Curiosity is one of the basic traits of mankind. And i believe it is from this curiosity, that we get a tendency to bother about what other's are doing.
As an onlooker, we might learn a lot about the people involved in real situations but the fact is that we don't realise even half of what they are going through. It is more like watching a movie where you know whatever happens on the screen will never effect you in any way.
Like it is easy to predict the sequences in a movie and and say OK this is a tragedy movie if it has a sad ending or say "everyone lived happily ever after" and exit from the theatre. Similarly as an onlooker we might exit from the lives of the people involved after certain episodes because we lost touch or because their part in our lives are over. Then all that we know is they had such a situation in their life which they handled in this particular way and the result was so and so.
so all that is left for us in that is probably a lesson of how we should or should not handle a situation if have a similar one in our life.
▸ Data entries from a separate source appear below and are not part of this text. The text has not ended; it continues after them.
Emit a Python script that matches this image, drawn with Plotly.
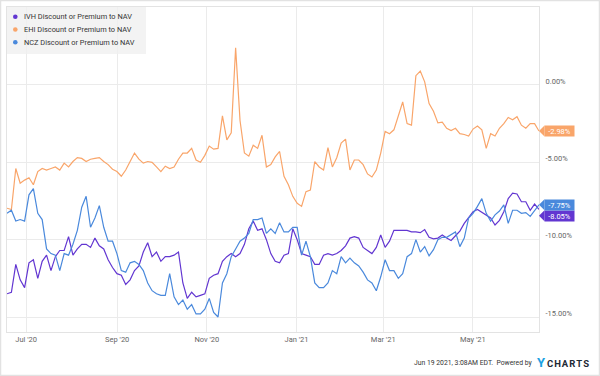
import plotly.graph_objects as go
import pandas as pd

# ---------------- data ----------------
ivh = [-13.5, -13.4, -11.6, -12.6, -13.1, -11.5, -11.3, -12.5, -11.4, -11.0,
       -12.0, -11.1, -10.7, -10.7, -9.8, -11.0, -10.6, -10.3, -10.3, -10.5,
       -9.9, -10.4, -10.6, -11.3, -11.8, -12.2, -12.3, -12.9, -12.6, -12.0,
       -11.7, -10.8, -10.2, -11.1, -10.8, -11.4, -11.1, -11.1, -11.0, -10.8,
       -12.8, -13.8, -13.4, -13.7, -13.6, -13.5, -12.5, -12.3, -12.2, -11.4,
       -11.1, -10.9, -11.1, -10.9, -10.3, -9.3, -8.8, -9.4, -9.3, -10.0,
       -10.9, -11.4, -11.5, -11.0, -10.9, -9.3, -10.0, -10.9, -11.0, -11.1,
       -11.6, -11.6, -11.0, -10.9, -11.0, -10.9, -10.7, -10.4, -9.9, -9.8,
       -9.9, -10.5, -10.7, -10.9, -10.5, -9.7, -10.5, -10.1, -9.4, -9.4,
       -9.4, -9.4, -9.5, -9.5, -9.55, -9.35, -9.85, -9.95, -9.9, -9.7,
       -9.9, -10.05, -9.75, -9.45, -8.95, -8.6, -8.2, -8.05, -8.25, -8.4,
       -8.6, -9.05, -8.75, -8.2, -7.35, -7.0, -7.05, -7.55, -7.55, -8.1,
       -7.7, -8.05]

ehi = [-7.97, -8.05, -5.4, -6.35, -6.15, -6.0, -6.45, -5.6, -5.4, -5.5,
       -5.4, -5.3, -5.5, -5.05, -5.3, -4.95, -4.7, -4.75, -4.95, -4.8,
       -4.75, -4.7, -4.95, -5.15, -5.45, -5.6, -5.9, -5.5, -4.95, -4.4,
       -4.8, -5.05, -4.95, -5.0, -5.3, -5.6, -5.25, -5.4, -5.3, -4.8,
       -4.4, -4.4, -4.1, -4.85, -5.0, -4.55, -3.95, -4.15, -4.1, -2.0,
       -3.55, -3.1, 2.4, -2.3, -4.4, -4.6, -3.9, -4.1, -3.25, -5.3,
       -5.15, -4.65, -4.3, -5.9, -6.45, -7.2, -7.65, -7.85, -6.9, -6.8,
       -4.95, -5.3, -5.5, -4.05, -5.3, -4.7, -3.75, -3.5, -5.5, -4.85,
       -4.85, -5.15, -5.75, -5.95, -5.5, -4.4, -3.0, -3.15, -2.9, -2.05,
       -1.1, -2.5, -2.6, 0.6, 0.9, 0.2, -1.2, -1.7, -2.45, -2.4,
       -2.8, -2.95, -2.8, -3.15, -3.2, -3.3, -2.85, -2.65, -2.9, -4.1,
       -3.15, -3.3, -2.8, -2.5, -2.1, -2.25, -2.05, -2.6, -2.8, -2.5,
       -2.5, -2.98]

ncz = [-8.3, -8.1, -8.8, -8.7, -8.8, -7.1, -6.7, -8.3, -8.7, -10.6,
       -10.9, -11.0, -12.0, -10.9, -11.0, -10.3, -9.4, -7.9, -7.2, -9.2,
       -8.6, -7.8, -9.2, -10.1, -10.1, -10.9, -12.0, -12.1, -11.5, -11.4,
       -11.6, -12.0, -12.8, -13.3, -13.5, -13.6, -13.6, -12.2, -13.7, -14.2,
       -13.9, -14.5, -14.2, -14.8, -14.8, -14.5, -13.8, -14.7, -15.0, -12.8,
       -12.2, -11.1, -10.6, -10.1, -9.9, -9.6, -8.7, -8.7, -8.6, -9.6,
       -9.3, -9.6, -8.9, -9.5, -9.5, -9.2, -9.2, -11.0, -10.1, -11.1,
       -12.8, -13.1, -13.1, -12.8, -12.0, -12.2, -11.1, -11.5, -11.2, -11.5,
       -11.7, -12.1, -12.6, -12.8, -13.3, -12.4, -11.3, -12.0, -12.0, -12.5,
       -12.2, -11.1, -10.9, -10.0, -10.8, -10.45, -11.05, -10.65, -10.0, -9.85,
       -9.85, -9.7, -9.5, -10.45, -9.9, -8.6, -8.3, -7.85, -7.35, -8.3,
       -8.8, -8.4, -8.15, -7.75, -8.95, -8.1, -8.1, -8.3, -8.25, -8.5,
       -8.1, -7.75]

start_date = "2020-06-18"
end_date = "2021-06-15"
dates = pd.date_range(start_date, end_date, periods=len(ivh))

series_names = ["IVH Discount or Premium to NAV",
                "EHI Discount or Premium to NAV",
                "NCZ Discount or Premium to NAV"]
series_values = [ivh, ehi, ncz]
series_colors = ["#6236d1", "#f9a56a", "#4a89dc"]

y_tickvals = [0, -5, -10, -15]
y_ticktext = ["0.00%", "-5.00%", "-10.00%", "-15.00%"]
footer_text = "Jun 19 2021, 3:08AM EDT.  Powered by"

# ---------------- geometry helpers (layout only) ----------------
W, H = 600, 376
L, R, T, B = 7, 61, 7, 44
PW, PH = W - L - R, H - T - B
Y_RANGE = [-15.97, 5.04]
FONT = "Roboto, Arial, sans-serif"


def px_x(px):
    return (px - L) / PW


def px_y(py):
    return (H - B - py) / PH


def px_to_data(dpx):
    return dpx * (Y_RANGE[1] - Y_RANGE[0]) / PH


fig = go.Figure()
for name, vals, col in zip(series_names, series_values, series_colors):
    fig.add_trace(go.Scatter(x=dates, y=vals, mode="lines", name=name,
                             line=dict(color=col, width=1.2),
                             showlegend=False, hoverinfo="skip"))

shapes = []
annotations = []

# outer frame
shapes.append(dict(type="rect", xref="paper", yref="paper",
                   x0=px_x(0.5), x1=px_x(W - 0.5), y0=px_y(H - 0.5), y1=px_y(0.5),
                   line=dict(color="#e2e2e2", width=1.5), fillcolor="rgba(0,0,0,0)",
                   layer="above"))

# legend box
shapes.append(dict(type="rect", xref="paper", yref="paper",
                   x0=px_x(7), x1=px_x(146), y0=px_y(54), y1=px_y(7),
                   line=dict(width=0), fillcolor="rgba(240,240,240,0.8)", layer="above"))
for k, (name, col) in enumerate(zip(series_names, series_colors)):
    cy = 16.7 + 12.8 * k
    r = 2.3
    shapes.append(dict(type="circle", xref="paper", yref="paper",
                       x0=px_x(15.3 - r), x1=px_x(15.3 + r),
                       y0=px_y(cy + r), y1=px_y(cy - r),
                       fillcolor=col, line=dict(width=0), layer="above"))
    annotations.append(dict(xref="paper", yref="paper", x=px_x(21.5), y=px_y(cy),
                            xanchor="left", yanchor="middle", showarrow=False,
                            text=name, font=dict(family=FONT, size=7.4, color="#333333")))

# last-value tags
last_vals = [v[-1] for v in series_values]
tag_h = 11
tag_pos = {}
order = sorted(range(3), key=lambda i: -last_vals[i])
prev = None
for i in order:
    y = last_vals[i]
    if prev is not None and prev - y < px_to_data(tag_h):
        y = prev - px_to_data(tag_h)
    tag_pos[i] = y
    prev = y
for i in range(3):
    y = tag_pos[i]
    hh = px_to_data(tag_h / 2)
    shapes.append(dict(type="path", xref="paper", yref="y",
                       path=f"M {px_x(539)} {y} L {px_x(544.5)} {y + hh} L {px_x(544.5)} {y - hh} Z",
                       fillcolor=series_colors[i], line=dict(width=0), layer="above"))
    annotations.append(dict(xref="paper", yref="y", x=px_x(544), y=y,
                            xanchor="left", yanchor="middle", showarrow=False,
                            text=f"{last_vals[i]:.2f}%", bgcolor=series_colors[i],
                            width=29, height=tag_h - 1, borderpad=0, align="center",
                            font=dict(family=FONT, size=7.5, color="#ffffff")))

# footer
annotations.append(dict(xref="paper", yref="paper", x=px_x(534), y=px_y(363),
                        xanchor="right", yanchor="middle", showarrow=False,
                        text=footer_text, font=dict(family=FONT, size=6.8, color="#333333")))
annotations.append(dict(xref="paper", yref="paper", x=px_x(535), y=px_y(362.5),
                        xanchor="left", yanchor="middle", showarrow=False,
                        text="<b>Y</b>", font=dict(family="Roboto, Arial", size=13, color="#1ba1e2")))
annotations.append(dict(xref="paper", yref="paper", x=px_x(545), y=px_y(363),
                        xanchor="left", yanchor="middle", showarrow=False,
                        text="<b>C&#8202;H&#8202;A&#8202;R&#8202;T&#8202;S</b>",
                        font=dict(family="Roboto, Arial", size=9.5, color="#1e2a36")))

fig.update_layout(
    width=W, height=H,
    margin=dict(l=L, r=R, t=T, b=B, pad=0),
    paper_bgcolor="white", plot_bgcolor="white",
    showlegend=False,
    shapes=shapes, annotations=annotations,
    xaxis=dict(type="date", range=[start_date, end_date],
               tick0="2020-07-01", dtick="M2", tickformat="%b '%y",
               showgrid=True, gridcolor="#ebebeb", gridwidth=1,
               showline=True, mirror=True, linecolor="#e3e3e3", linewidth=1,
               ticks="", zeroline=False,
               tickfont=dict(family=FONT, size=7.5, color="#666666")),
    yaxis=dict(side="right", range=Y_RANGE,
               tickvals=y_tickvals, ticktext=y_ticktext,
               showgrid=True, gridcolor="#ebebeb", gridwidth=1,
               showline=True, mirror=True, linecolor="#e3e3e3", linewidth=1,
               ticks="", zeroline=False, ticklabelstandoff=4, ticklabelshift=-4,
               tickfont=dict(family=FONT, size=7.5, color="#666666")),
)

fig.write_html("out.html", config={"displayModeBar": False},
               post_script="document.body.style.margin='0';")
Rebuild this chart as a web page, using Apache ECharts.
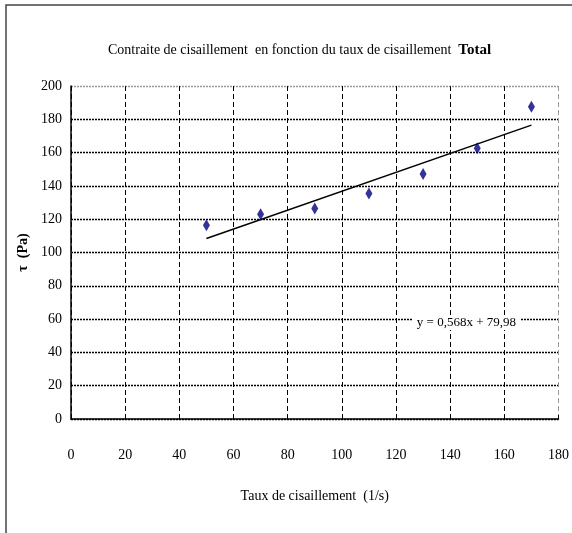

But the truth is once we face a real situation, that might not be the case. It is only then we realise why people in that situation earlier took those decisions. Most of the decisions we thought were foolish or stupid as an onlooker will be the most probable ones when we are really in to it.
This difference is occurring mainly owing to our emotional instabilities or rather loss of our rational thinking when we are having emotions attached to a problem. As an onlooker we rarely have emotional attachment to a problem, so our thinking is more rational and based on facts which are not hidden by silly emotions.
So the best way to handle a problem or to find the best solution is to think like an onlooker or rather fell like an onlooker and being a critic of oneself. This is possible only if we are able to detach ourselves from the real emotional person and view it from the onlooker's angle.